Das medidas elencadas acima, há duas particularmente relevantes, e perigosas. O IGCP deve fazer emissões de dívida mais curtas e, em simultâneo, a almofada financeira deve reduzir-se. São duas medidas que vão no mesmo sentido, de risco. Pior, assumem como facto que os investidores estarão sempre disponíveis para renovar, nesses prazos mais curtos, o investimento em dívida pública portuguesa. Estarão, ou não, porque é uma decisão que avaliarão a cada momento, como se tem visto. Ora, o que comportam, na verdade, é uma exposição do país a convulsões do mercado.
O governo apadrinhou a apresentação deste relatório, o secretário de Estado do Orçamento João Leão sentou-se à mesa com os promotores do grupo de trabalho e isso, queiram ou não, compromete o país. João Leão bem se esforçou, com um manifesto nervosismo, por garantir que estas propostas não são a política do governo, mas o que todos ouvem é outra coisa: O governo está a pensar em medidas de curto prazo para ganhar folga orçamental já no orçamento do próximo ano. Já alguém perguntou a Cristina Casalinho o que pensa desta estratégia?

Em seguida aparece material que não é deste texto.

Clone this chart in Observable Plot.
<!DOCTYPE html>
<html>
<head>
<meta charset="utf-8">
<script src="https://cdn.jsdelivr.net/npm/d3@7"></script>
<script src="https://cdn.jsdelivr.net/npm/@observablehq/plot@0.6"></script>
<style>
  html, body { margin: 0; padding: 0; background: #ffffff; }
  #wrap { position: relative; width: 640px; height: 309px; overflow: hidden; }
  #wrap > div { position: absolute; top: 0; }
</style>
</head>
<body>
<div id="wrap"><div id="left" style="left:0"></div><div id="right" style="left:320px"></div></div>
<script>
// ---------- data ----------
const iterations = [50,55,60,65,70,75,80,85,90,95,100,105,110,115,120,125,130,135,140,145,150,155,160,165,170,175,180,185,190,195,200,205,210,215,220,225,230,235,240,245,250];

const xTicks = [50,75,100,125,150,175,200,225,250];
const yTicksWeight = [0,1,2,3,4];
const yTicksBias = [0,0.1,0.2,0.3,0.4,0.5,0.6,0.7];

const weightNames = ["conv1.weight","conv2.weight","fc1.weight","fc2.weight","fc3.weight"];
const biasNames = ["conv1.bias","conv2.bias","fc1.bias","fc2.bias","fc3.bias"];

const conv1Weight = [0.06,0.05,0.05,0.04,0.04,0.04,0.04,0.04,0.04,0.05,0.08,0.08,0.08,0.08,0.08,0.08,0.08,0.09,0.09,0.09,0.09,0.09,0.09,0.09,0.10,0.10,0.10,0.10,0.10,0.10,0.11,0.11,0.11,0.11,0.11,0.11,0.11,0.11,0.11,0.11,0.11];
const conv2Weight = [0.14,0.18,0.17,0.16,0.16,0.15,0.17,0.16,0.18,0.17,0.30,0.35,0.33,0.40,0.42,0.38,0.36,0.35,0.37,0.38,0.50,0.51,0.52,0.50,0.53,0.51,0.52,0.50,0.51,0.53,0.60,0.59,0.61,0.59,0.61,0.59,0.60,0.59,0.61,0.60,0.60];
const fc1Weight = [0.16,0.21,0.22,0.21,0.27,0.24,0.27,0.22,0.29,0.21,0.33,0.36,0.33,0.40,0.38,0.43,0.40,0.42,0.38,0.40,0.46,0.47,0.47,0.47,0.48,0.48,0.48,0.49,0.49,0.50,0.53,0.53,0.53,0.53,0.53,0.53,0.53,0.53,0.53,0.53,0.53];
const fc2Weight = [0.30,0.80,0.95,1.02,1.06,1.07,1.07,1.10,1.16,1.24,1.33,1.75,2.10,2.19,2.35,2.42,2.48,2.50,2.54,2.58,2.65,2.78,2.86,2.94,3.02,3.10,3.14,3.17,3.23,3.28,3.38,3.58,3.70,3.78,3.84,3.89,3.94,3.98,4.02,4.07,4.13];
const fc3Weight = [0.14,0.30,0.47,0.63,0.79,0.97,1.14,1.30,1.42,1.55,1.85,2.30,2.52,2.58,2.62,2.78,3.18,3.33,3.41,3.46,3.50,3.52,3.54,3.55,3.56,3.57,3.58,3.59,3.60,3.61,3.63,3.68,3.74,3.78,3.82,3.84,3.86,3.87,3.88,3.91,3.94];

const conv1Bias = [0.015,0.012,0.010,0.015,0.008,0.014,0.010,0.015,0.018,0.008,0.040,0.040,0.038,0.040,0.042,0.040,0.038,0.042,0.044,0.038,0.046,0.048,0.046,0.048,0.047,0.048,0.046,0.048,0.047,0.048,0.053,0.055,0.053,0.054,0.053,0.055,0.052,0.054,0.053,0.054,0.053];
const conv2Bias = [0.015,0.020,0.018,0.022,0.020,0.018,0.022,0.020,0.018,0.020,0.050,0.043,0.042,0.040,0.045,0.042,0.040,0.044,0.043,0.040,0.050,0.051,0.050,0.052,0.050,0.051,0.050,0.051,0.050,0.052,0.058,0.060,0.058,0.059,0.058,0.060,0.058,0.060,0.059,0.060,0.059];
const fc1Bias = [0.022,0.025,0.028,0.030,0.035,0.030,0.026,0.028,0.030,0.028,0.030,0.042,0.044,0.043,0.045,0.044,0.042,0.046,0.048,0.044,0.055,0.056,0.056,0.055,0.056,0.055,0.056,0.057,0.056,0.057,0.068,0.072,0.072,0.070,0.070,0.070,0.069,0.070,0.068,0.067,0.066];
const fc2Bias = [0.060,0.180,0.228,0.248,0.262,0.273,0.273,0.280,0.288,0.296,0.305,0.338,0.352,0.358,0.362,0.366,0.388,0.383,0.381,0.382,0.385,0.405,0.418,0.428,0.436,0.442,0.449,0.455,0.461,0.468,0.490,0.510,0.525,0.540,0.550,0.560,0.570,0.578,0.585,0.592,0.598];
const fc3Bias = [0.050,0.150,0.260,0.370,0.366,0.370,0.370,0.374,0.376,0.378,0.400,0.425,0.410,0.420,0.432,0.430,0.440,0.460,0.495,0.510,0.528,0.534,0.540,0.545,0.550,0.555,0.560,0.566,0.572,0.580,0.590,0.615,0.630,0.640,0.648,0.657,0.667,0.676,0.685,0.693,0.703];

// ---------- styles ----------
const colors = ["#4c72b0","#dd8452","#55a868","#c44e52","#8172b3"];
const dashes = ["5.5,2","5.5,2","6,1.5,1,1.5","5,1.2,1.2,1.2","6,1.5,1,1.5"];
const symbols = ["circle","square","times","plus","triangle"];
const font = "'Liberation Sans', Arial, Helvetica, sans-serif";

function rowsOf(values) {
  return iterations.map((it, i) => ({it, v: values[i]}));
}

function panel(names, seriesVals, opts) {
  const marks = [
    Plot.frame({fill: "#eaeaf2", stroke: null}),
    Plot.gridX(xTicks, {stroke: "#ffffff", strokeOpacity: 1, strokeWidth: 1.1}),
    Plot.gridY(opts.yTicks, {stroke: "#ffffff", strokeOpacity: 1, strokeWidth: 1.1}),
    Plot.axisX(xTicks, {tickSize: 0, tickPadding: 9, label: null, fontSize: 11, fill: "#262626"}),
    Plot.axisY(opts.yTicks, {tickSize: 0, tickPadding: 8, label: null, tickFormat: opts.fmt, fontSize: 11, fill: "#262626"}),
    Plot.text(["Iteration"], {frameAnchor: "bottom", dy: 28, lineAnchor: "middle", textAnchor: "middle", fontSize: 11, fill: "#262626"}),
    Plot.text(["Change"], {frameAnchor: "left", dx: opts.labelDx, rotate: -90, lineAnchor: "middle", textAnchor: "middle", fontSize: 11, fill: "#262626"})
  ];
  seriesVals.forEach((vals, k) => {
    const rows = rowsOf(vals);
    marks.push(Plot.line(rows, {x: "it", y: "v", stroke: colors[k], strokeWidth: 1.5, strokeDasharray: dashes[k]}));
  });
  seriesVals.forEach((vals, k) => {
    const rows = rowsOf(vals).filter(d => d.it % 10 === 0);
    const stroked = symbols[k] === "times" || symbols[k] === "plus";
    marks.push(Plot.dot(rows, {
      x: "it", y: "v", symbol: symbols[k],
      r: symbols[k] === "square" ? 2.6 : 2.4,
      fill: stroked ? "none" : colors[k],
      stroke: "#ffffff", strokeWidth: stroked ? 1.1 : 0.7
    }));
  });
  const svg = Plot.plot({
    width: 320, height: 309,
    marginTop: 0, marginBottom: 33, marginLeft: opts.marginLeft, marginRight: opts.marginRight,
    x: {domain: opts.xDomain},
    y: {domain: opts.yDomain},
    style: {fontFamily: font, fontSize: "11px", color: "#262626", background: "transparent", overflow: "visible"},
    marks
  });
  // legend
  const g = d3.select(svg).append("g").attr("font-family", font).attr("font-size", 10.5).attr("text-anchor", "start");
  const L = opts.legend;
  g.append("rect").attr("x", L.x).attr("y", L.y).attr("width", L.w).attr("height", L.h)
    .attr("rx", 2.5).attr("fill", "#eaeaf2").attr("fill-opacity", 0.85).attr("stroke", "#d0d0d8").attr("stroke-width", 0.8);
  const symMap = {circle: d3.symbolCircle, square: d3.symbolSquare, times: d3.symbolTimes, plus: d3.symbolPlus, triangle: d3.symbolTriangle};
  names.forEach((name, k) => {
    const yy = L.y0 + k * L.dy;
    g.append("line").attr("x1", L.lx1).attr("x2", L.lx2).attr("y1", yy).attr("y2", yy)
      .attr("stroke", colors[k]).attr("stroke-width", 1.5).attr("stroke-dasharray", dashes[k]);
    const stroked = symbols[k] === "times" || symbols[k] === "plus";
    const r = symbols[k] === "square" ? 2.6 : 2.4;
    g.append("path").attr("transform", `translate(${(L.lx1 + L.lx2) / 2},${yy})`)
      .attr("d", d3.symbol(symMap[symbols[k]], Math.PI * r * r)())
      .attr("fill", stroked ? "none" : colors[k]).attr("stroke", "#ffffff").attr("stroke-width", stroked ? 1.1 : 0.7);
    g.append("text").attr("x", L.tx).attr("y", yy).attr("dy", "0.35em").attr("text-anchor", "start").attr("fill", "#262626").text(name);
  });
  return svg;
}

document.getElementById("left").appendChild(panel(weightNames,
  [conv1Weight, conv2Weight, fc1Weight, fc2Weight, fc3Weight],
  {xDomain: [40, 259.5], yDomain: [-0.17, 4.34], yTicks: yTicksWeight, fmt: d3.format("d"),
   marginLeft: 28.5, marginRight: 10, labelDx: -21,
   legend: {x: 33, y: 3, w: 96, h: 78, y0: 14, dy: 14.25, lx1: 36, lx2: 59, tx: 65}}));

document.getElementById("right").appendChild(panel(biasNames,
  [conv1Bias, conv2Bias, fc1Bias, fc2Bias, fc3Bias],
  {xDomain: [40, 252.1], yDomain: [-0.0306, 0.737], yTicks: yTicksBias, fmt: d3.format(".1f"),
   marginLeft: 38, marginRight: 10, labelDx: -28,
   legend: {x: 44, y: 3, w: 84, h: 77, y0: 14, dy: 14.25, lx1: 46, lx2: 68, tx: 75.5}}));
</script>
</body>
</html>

Nota: O Bloco de Esquerda passou a ser um partido de poder, e é uma ironia que tenha sido precisamente um relatório sobre a reestruturação da dívida pública a confirmar o que já era evidente, apesar da retórica política. As propostas que assinou têm implícita a preocupação de cumprir as regras europeias. Bem diferente do PCP, que se afastou deste grupo de trabalho e classificou as respetivas medidas de “microsoluções”. Bem-vinda, Catarina Martins. Mas, agora, o desafio político do Bloco de Esquerda mudou. Os comunistas, esses, fazem jus à sua história, e continuam exatamente no mesmo sítio.